Kisamore stated it is an ongoing process with students who become identified as struggling and in need of assistance. Kim Lipscomb, Director of the Special Education Program, stated that the SAT process is a three-tier program that a student goes through which begins with the benchmarks at the start of the year indicating which students may need help. Teacher input and the second benchmark test usually helps get those students into the program to start seeking the assistance needed to catch up.
“One of the things that concern me, in the opinion of the professional staff failed to demonstrate proficiency in mathematics and reading (read from current policy, so we’re basing the retention on math and reading according to the policy,” began Turner. “If that’s the case, a student fails sixth-grade math, seventh-grade math, and eighth-grade math and is not retained, goes to the high school and is not able to do high school math,” he continued, “That’s the frustrating part for me, how did they get through all those levels and not get retained.”
Hebb responded, “Because we allow social promotion.” Wamsley added she felt that having to fail three core subjects to be retained was extreme and intervention needs to be done earlier to help these students. She asked Principals for their thoughts on the matter with Koritko beginning. He suggested there are two problems, “One has to be teaching staff and the ability to support the instruction.” “The second component is, you know there’s an emotional or special education component that may need to be considered.” Koritko stated that if a student cannot pass a course three times, that student may need to be enrolled in a special education course.
Thompson stated that she knows there are a handful of first graders who are repeat students in that class. “They’re still not getting it but yet they don’t place in special ed, we have our interventionist that can work with them but, some of the kids just don’t get it,” she added. There are also concerns with some parents who refuse to allow their child to be retained and to avoid that they relocate to a different school or county.

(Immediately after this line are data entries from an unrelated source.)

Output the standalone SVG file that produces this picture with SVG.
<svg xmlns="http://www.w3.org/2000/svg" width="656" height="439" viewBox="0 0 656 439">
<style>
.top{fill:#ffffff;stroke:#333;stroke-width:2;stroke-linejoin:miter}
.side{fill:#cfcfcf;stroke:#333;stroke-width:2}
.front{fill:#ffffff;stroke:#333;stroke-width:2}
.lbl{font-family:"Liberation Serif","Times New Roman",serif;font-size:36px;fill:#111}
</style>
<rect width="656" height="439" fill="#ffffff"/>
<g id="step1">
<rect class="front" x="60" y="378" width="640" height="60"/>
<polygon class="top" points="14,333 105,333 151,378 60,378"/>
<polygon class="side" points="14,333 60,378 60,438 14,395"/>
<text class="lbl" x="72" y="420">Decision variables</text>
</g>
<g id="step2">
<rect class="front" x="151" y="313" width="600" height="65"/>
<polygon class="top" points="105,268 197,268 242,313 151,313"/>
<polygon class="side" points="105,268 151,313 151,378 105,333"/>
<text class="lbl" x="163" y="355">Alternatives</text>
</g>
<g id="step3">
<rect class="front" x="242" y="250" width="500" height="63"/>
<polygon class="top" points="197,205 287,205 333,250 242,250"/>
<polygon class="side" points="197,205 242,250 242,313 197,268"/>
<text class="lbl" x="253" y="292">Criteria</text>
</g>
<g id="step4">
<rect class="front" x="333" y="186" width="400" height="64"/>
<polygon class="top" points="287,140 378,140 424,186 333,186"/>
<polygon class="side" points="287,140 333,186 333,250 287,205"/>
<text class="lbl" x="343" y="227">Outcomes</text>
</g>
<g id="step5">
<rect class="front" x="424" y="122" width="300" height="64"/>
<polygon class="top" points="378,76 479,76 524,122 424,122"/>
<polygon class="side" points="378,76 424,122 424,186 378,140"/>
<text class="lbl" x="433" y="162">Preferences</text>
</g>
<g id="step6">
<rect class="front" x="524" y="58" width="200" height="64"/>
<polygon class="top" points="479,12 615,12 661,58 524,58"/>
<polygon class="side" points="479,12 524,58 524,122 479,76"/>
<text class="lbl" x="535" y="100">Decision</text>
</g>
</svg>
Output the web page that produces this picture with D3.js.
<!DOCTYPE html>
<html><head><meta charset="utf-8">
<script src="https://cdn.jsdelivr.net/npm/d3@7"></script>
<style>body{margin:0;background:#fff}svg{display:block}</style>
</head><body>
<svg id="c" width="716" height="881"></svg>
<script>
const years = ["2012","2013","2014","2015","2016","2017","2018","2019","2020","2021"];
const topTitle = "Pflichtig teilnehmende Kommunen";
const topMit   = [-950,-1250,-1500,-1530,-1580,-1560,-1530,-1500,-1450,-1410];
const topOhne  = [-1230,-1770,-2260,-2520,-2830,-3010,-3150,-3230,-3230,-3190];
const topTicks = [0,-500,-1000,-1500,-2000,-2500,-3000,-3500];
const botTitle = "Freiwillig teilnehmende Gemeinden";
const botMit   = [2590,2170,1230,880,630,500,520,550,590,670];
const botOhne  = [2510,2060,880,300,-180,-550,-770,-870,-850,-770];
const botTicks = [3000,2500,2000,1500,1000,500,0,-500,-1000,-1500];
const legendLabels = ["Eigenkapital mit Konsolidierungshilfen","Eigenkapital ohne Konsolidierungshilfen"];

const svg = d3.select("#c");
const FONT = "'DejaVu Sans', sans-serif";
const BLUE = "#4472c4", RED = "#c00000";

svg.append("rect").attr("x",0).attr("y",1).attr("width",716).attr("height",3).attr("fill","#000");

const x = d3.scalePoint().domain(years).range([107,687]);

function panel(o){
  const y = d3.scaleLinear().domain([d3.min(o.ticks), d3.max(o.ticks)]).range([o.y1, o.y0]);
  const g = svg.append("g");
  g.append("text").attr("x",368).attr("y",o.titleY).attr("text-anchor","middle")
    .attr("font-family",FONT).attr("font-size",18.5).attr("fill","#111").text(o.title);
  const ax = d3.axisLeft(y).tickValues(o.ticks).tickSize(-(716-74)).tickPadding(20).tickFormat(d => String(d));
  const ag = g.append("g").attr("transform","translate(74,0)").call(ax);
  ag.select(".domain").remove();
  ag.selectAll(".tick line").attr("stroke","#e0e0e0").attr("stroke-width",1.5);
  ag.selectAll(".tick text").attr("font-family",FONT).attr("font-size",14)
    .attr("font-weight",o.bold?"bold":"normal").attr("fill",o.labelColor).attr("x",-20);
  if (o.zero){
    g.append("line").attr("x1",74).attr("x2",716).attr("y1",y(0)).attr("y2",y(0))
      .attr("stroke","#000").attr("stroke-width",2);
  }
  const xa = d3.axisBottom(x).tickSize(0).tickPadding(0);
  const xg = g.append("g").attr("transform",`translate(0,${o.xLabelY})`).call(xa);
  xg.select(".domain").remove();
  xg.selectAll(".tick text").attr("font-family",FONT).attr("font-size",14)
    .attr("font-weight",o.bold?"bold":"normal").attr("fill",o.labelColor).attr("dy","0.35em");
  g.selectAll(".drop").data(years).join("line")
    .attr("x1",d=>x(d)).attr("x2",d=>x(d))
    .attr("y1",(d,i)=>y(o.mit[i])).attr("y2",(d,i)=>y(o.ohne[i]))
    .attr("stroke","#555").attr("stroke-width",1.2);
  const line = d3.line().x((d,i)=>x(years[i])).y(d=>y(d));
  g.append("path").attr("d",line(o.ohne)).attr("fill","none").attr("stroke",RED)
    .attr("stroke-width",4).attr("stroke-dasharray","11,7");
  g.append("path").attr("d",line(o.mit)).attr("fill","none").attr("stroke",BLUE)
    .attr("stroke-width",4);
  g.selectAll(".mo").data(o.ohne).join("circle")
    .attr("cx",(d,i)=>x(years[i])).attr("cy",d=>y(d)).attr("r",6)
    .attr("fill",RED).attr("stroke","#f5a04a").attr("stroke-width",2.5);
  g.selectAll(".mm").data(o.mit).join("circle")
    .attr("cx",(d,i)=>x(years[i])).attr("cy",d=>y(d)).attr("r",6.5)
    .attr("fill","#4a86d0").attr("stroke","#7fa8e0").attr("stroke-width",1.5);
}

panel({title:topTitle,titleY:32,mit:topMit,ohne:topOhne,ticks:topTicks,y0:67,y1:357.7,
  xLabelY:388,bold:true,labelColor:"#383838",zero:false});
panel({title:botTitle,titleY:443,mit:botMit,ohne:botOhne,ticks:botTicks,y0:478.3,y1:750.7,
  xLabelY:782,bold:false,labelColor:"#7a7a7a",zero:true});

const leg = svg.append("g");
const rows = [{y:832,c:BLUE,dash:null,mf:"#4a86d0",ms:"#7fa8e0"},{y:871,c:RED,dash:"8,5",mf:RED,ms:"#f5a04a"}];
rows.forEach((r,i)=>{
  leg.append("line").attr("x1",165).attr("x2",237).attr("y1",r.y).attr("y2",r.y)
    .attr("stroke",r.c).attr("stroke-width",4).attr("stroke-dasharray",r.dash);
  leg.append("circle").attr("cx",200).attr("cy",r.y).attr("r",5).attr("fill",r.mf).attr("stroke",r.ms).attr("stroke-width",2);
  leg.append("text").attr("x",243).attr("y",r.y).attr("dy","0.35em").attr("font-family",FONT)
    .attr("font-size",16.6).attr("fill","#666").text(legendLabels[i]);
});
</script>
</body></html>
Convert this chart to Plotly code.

Kisamore brought up the fact that a lot of the students at the high school came through the elementary and middle school when there was a lack of certified teachers, and then some they did hire were new and learning the position. “We’re struggling with this group of kids we have at the high school now, they didn’t have good quality math when they were there, that’s not an excuse that’s just where they’re at,” he said. He suggested after-school tutoring such as the former Gear Up program, to provide enrichment activities. Lambert noted that with some grant funds they are expecting, afterschool programs and transportation may be an option.
The WVSBA Winter Conference usually attended by all board members has been canceled until further notice. The next TCBOE meeting will be held Monday, February 15, 2021, at 4:30 p.m. at the Board of Education Office.